We installed Microsoft Kinect2 cameras to the ceilings of clinical CT-scan rooms. Depth images were collected when the patient lay down on the table and adjusted the pose for the scan. We took several snapshots during the positioning process. We reconstruct the depth image to a 3D point cloud and orthographically re-project the point cloud to a 2D image. We also reconstruct the patient’s CT data with full FOV to avoid cropping artifacts. The two imaging systems, Kinect2 and CT scanner, can be pre-calibrated through a standard extrinsic calibration process [12]. As long as the patient remains stationary during the two imaging processes, the ground truth alignment of the two data modalities can be determined from the table movement offsets and the extrinsic parameters.

We collect two datasets that consist of thorax and abdomen/pelvis scans, which ends up with 1788 depth-CT pairs across several clinical sites. We randomly split the training and testing set for each experiment and guarantee each training set have 800 data. The rest of them is used as the testing data. We also add random perturbations to the training data to avoid overfitting.

The network configuration is shown in Fig. 2. The input images are cropped with the same size (\(200 \times 200\)) at a resolution of 5 mm. The network output is a 6D vector (4 translations and 2 rotations). The action history vector has a length of 24 (6 actions \(\times \) 4 histories). We use RMSprop optimizer without the momentum to update network weights. The learning rate is initially set to 0.00002 with a decay of 0.95 every 10,000 iterations. The mini-batch size is 32. \(\gamma \) equals to 0.9. We randomly initialize the transformation with a translation offset \({\pm } 500\) mm and a rotation offset \({\pm } 30^\circ \) from the ground truth location, to start training the agent. The non-terminal rewards are \({\pm } 0.1\) and the terminal rewards are \({\pm } 10\). For each dataset, we train an agent with a single TitanX Pascal GPU for 1.2M iterations and each of the training lasts about 4 days.

System performance is reported as the average Euclidean distance between the network estimation and the ground truth. We compare the performance with several baseline approaches as well as different DRL networks. The landmark baseline [6] trains detectors to detect surface landmarks, such as shoulders and pelvises, to align with the CT anatomy landmarks. The Haustorff baseline minimizes the surface distance between CT and depth in 3D with the Haustorff metric. The ICP baseline aligns the two surfaces with the standard ICP algorithm. The DQN baseline is configured with the original setup [13]. The Dueling Network [18] is similar to our proposed method but configured with the original setup. We also test the proposed network without history information and batch normalization [9] separately. The quantitative accuracy comparison among all methods is shown in Table 1 as well as the computation time. A qualitative analysis of the results generated by the proposed method is shown in Fig. 4.

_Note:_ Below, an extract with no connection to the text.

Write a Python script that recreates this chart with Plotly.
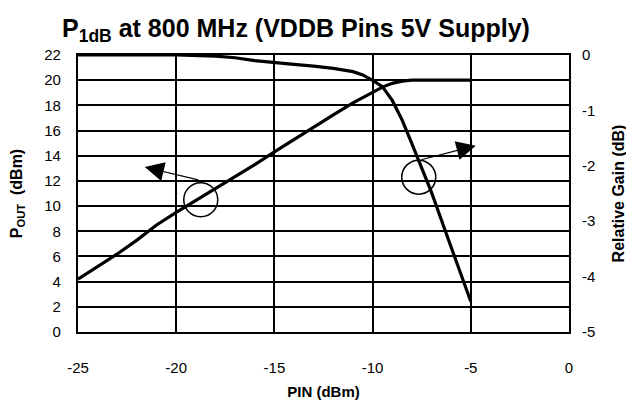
import plotly.graph_objects as go

# ---- data ----
pin_pout = [-25, -24, -23, -22, -21, -20, -19, -18, -17, -16, -15, -14, -13, -12, -11, -10, -9.5, -9, -8.5, -8, -7, -6, -5]
pout = [4.2, 5.2, 6.2, 7.3, 8.5, 9.5, 10.45, 11.35, 12.3, 13.3, 14.3, 15.3, 16.25, 17.25, 18.2, 19.0, 19.45, 19.75, 19.92, 20.0, 20.0, 20.0, 20.0]

pin_gain = [-25, -21, -20, -18, -17, -16, -15, -14, -13, -12, -11, -10.5, -10, -9.5, -9, -8.5, -8, -7.5, -7, -6, -5]
gain = [0, 0, 0, -0.02, -0.05, -0.1, -0.14, -0.17, -0.2, -0.24, -0.3, -0.36, -0.46, -0.57, -0.82, -1.17, -1.6, -2.05, -2.48, -3.47, -4.45]

x_ticks = [-25, -20, -15, -10, -5, 0]
x_ticktext = ["-25", "-20", "-15", "-10", "-5", "0"]
y_ticks = [0, 2, 4, 6, 8, 10, 12, 14, 16, 18, 20, 22]
y_ticktext = [str(v) for v in y_ticks]
y2_ticks = [0, -1, -2, -3, -4, -5]
y2_ticktext = ["0", "-1", "-2", "-3", "-4", "-5"]

# annotation markers (circle centre, arrow tail, arrow head) in data units of the left axis
left_circle = (-18.75, 10.5)
left_arrow_tail = (-18.8, 12.05)
left_arrow_head = (-21.6, 13.1)
right_circle = (-7.65, 12.3)
right_arrow_tail = (-7.6, 13.65)
right_arrow_head = (-4.75, 14.8)

FONT = "Arial, Liberation Sans, sans-serif"

fig = go.Figure()
fig.add_trace(go.Scatter(x=pin_pout, y=pout, mode="lines",
                         line=dict(color="black", width=3.2), yaxis="y", showlegend=False))
fig.add_trace(go.Scatter(x=pin_gain, y=gain, mode="lines",
                         line=dict(color="black", width=3.2), yaxis="y2", showlegend=False))

for (cx, cy) in (left_circle, right_circle):
    fig.add_shape(type="circle", xref="x", yref="y", xsizemode="pixel", ysizemode="pixel",
                  xanchor=cx, yanchor=cy, x0=-17, x1=17, y0=-17, y1=17,
                  line=dict(color="black", width=1.5))

for tail, head in ((left_arrow_tail, left_arrow_head), (right_arrow_tail, right_arrow_head)):
    fig.add_annotation(x=head[0], y=head[1], ax=tail[0], ay=tail[1],
                       xref="x", yref="y", axref="x", ayref="y",
                       text="", showarrow=True, arrowhead=2, arrowsize=3.2,
                       arrowwidth=1.2, arrowcolor="black")

fig.update_layout(
    width=626, height=398,
    margin=dict(l=70, r=65, t=47, b=74, autoexpand=False),
    paper_bgcolor="white", plot_bgcolor="white",
    font=dict(family=FONT, color="black", size=15),
    title=dict(text="<b>P<sub>1dB</sub> at 800 MHz (VDDB Pins 5V Supply)</b>",
               x=0.46, xanchor="center", y=0.95, yanchor="middle",
               font=dict(size=25, family=FONT)),
    xaxis=dict(range=[-25, 0], tickvals=x_ticks, ticktext=x_ticktext, automargin=False,
               showgrid=True, gridcolor="black", gridwidth=1.6,
               showline=True, linecolor="black", linewidth=2.2, mirror=True,
               ticks="", ticklabelstandoff=21, zeroline=False,
               title=dict(text="<b>PIN (dBm)</b>", font=dict(size=15), standoff=11)),
    yaxis=dict(range=[0, 22], tickvals=y_ticks, ticktext=y_ticktext, automargin=False,
               showgrid=True, gridcolor="black", gridwidth=1.6,
               showline=True, linecolor="black", linewidth=2.2, mirror=True,
               ticks="", ticklabelstandoff=12, zeroline=False,
               title=dict(text="<b>P<sub>OUT</sub>  (dBm)</b>", font=dict(size=16), standoff=18)),
    yaxis2=dict(range=[-5, 0], tickvals=y2_ticks, ticktext=y2_ticktext, automargin=False,
                overlaying="y", side="right", showgrid=False, zeroline=False,
                ticks="", ticklabelstandoff=12,
                title=dict(text="<b>Relative Gain (dB)</b>", font=dict(size=16), standoff=18)),
)

fig.write_html("out.html")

Table 1. Results comparison of thorax and abdomen (ABD) dataset.
Fig. 4.
figure 4

Qualitative impression with the proposed algorithm. Left image is a perfect thorax alignment. Middle one is a good thorax alignment though the patient’s poses at the two imaging time were different. Right image shows a perfect abdomen alignment.

5 Conclusion and Future Work

A novel depth-CT registration method based on deep reinforcement learning is proposed. Our approach investigates the correlations between surface readings from depth sensors and internal body structures captured by the CT imaging. The experimental results demonstrate that our approach reaches the best accuracy with the least deviation. The better performance compared to two original DRL methods suggests that our modifications improve the network learning for the multimodal registration. Higher errors in the abdomen cases, compared to the chest cases, may be caused by the larger appearance variations. The proposed approach also has no limitations to be applied to register images from other modalities. Future research direction includes combining the surface metric together with the contextual information to further improve performance. Extra efforts are also required to improve the training and testing efficiency.